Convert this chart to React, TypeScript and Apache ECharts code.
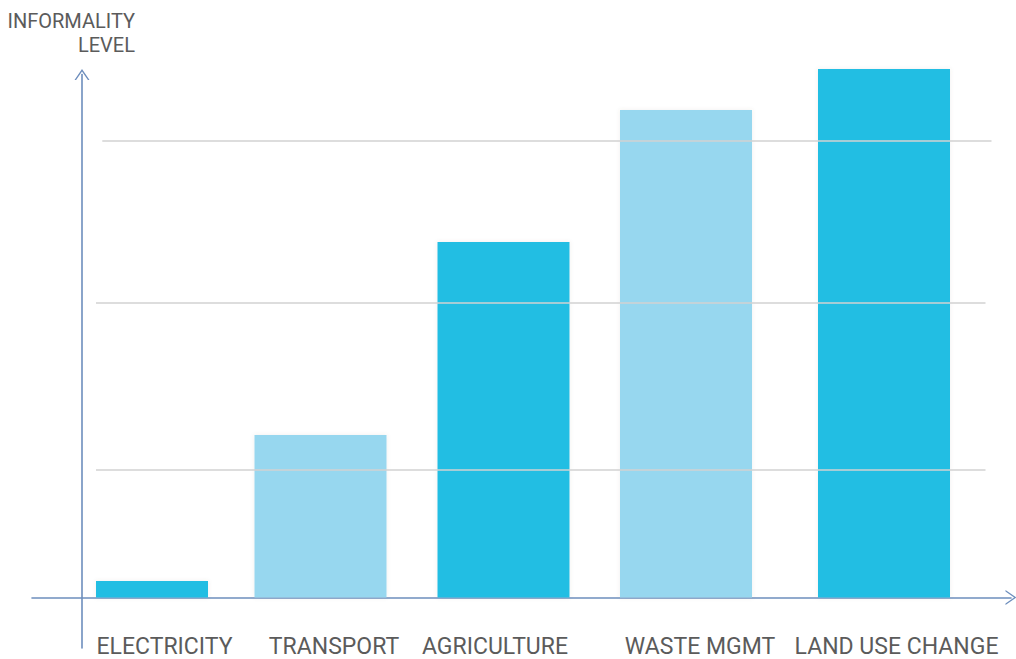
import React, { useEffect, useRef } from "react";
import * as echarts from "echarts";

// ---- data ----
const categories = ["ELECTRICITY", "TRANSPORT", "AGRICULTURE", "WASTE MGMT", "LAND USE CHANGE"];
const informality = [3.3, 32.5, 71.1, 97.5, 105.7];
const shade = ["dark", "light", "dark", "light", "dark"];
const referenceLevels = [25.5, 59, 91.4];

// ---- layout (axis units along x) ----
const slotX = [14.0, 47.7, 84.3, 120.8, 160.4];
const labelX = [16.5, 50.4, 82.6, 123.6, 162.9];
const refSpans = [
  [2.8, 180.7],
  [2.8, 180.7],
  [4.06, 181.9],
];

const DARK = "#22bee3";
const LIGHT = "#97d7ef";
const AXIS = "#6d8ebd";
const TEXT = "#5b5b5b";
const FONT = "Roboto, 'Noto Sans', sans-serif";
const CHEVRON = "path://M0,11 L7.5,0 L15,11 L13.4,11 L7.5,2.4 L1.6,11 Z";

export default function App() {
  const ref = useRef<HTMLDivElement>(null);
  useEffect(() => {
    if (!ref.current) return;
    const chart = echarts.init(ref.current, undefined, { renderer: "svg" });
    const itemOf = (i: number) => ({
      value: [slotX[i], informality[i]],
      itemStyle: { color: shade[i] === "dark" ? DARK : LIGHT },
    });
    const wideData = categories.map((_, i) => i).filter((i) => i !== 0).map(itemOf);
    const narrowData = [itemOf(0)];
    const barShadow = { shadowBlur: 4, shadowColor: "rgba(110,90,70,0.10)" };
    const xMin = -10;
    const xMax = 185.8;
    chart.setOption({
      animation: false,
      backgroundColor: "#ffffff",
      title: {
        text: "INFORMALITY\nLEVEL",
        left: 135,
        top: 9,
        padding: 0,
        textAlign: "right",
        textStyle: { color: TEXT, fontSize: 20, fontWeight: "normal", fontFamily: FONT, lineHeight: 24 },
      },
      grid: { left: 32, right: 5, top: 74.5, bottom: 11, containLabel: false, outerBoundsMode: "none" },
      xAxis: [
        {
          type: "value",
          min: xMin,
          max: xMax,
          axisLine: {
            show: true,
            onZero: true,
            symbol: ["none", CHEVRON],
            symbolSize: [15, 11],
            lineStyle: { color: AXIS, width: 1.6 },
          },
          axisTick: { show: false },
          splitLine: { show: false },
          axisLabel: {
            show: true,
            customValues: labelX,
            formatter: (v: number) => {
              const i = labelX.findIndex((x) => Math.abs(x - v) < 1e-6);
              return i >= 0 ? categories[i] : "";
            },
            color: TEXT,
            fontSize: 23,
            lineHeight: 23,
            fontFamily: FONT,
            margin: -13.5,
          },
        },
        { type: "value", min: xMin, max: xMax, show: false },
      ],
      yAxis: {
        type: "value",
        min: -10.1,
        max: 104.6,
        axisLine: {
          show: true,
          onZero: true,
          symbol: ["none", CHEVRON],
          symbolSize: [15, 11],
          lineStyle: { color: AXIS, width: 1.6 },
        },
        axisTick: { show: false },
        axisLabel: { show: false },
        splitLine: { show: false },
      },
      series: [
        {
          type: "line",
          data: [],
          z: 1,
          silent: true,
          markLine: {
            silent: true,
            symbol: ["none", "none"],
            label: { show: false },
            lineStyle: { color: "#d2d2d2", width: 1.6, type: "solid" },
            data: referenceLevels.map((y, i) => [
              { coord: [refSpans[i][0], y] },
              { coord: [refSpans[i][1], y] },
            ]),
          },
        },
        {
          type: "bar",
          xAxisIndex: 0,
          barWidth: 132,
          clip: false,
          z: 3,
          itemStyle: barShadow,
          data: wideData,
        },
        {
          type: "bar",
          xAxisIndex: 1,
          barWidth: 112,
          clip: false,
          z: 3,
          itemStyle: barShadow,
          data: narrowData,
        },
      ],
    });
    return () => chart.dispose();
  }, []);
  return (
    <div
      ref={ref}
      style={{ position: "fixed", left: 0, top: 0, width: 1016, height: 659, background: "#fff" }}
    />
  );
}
:::
Omit the pictures, then quote the rest of the material above exactly.

Convert this chart to React, TypeScript and Apache ECharts code.
import React, { useEffect, useRef } from "react";
import * as echarts from "echarts";

// ---- data ----
const categories = ["ELECTRICITY", "TRANSPORT", "AGRICULTURE", "WASTE MGMT", "LAND USE CHANGE"];
const informality = [3.3, 32.5, 71.1, 97.5, 105.7];
const shade = ["dark", "light", "dark", "light", "dark"];
const referenceLevels = [25.5, 59, 91.4];

// ---- layout (axis units along x) ----
const slotX = [14.0, 47.7, 84.3, 120.8, 160.4];
const labelX = [16.5, 50.4, 82.6, 123.6, 162.9];
const refSpans = [
  [2.8, 180.7],
  [2.8, 180.7],
  [4.06, 181.9],
];

const DARK = "#22bee3";
const LIGHT = "#97d7ef";
const AXIS = "#6d8ebd";
const TEXT = "#5b5b5b";
const FONT = "Roboto, 'Noto Sans', sans-serif";
const CHEVRON = "path://M0,11 L7.5,0 L15,11 L13.4,11 L7.5,2.4 L1.6,11 Z";

export default function App() {
  const ref = useRef<HTMLDivElement>(null);
  useEffect(() => {
    if (!ref.current) return;
    const chart = echarts.init(ref.current, undefined, { renderer: "svg" });
    const itemOf = (i: number) => ({
      value: [slotX[i], informality[i]],
      itemStyle: { color: shade[i] === "dark" ? DARK : LIGHT },
    });
    const wideData = categories.map((_, i) => i).filter((i) => i !== 0).map(itemOf);
    const narrowData = [itemOf(0)];
    const barShadow = { shadowBlur: 4, shadowColor: "rgba(110,90,70,0.10)" };
    const xMin = -10;
    const xMax = 185.8;
    chart.setOption({
      animation: false,
      backgroundColor: "#ffffff",
      title: {
        text: "INFORMALITY\nLEVEL",
        left: 135,
        top: 9,
        padding: 0,
        textAlign: "right",
        textStyle: { color: TEXT, fontSize: 20, fontWeight: "normal", fontFamily: FONT, lineHeight: 24 },
      },
      grid: { left: 32, right: 5, top: 74.5, bottom: 11, containLabel: false, outerBoundsMode: "none" },
      xAxis: [
        {
          type: "value",
          min: xMin,
          max: xMax,
          axisLine: {
            show: true,
            onZero: true,
            symbol: ["none", CHEVRON],
            symbolSize: [15, 11],
            lineStyle: { color: AXIS, width: 1.6 },
          },
          axisTick: { show: false },
          splitLine: { show: false },
          axisLabel: {
            show: true,
            customValues: labelX,
            formatter: (v: number) => {
              const i = labelX.findIndex((x) => Math.abs(x - v) < 1e-6);
              return i >= 0 ? categories[i] : "";
            },
            color: TEXT,
            fontSize: 23,
            lineHeight: 23,
            fontFamily: FONT,
            margin: -13.5,
          },
        },
        { type: "value", min: xMin, max: xMax, show: false },
      ],
      yAxis: {
        type: "value",
        min: -10.1,
        max: 104.6,
        axisLine: {
          show: true,
          onZero: true,
          symbol: ["none", CHEVRON],
          symbolSize: [15, 11],
          lineStyle: { color: AXIS, width: 1.6 },
        },
        axisTick: { show: false },
        axisLabel: { show: false },
        splitLine: { show: false },
      },
      series: [
        {
          type: "line",
          data: [],
          z: 1,
          silent: true,
          markLine: {
            silent: true,
            symbol: ["none", "none"],
            label: { show: false },
            lineStyle: { color: "#d2d2d2", width: 1.6, type: "solid" },
            data: referenceLevels.map((y, i) => [
              { coord: [refSpans[i][0], y] },
              { coord: [refSpans[i][1], y] },
            ]),
          },
        },
        {
          type: "bar",
          xAxisIndex: 0,
          barWidth: 132,
          clip: false,
          z: 3,
          itemStyle: barShadow,
          data: wideData,
        },
        {
          type: "bar",
          xAxisIndex: 1,
          barWidth: 112,
          clip: false,
          z: 3,
          itemStyle: barShadow,
          data: narrowData,
        },
      ],
    });
    return () => chart.dispose();
  }, []);
  return (
    <div
      ref={ref}
      style={{ position: "fixed", left: 0, top: 0, width: 1016, height: 659, background: "#fff" }}
    />
  );
}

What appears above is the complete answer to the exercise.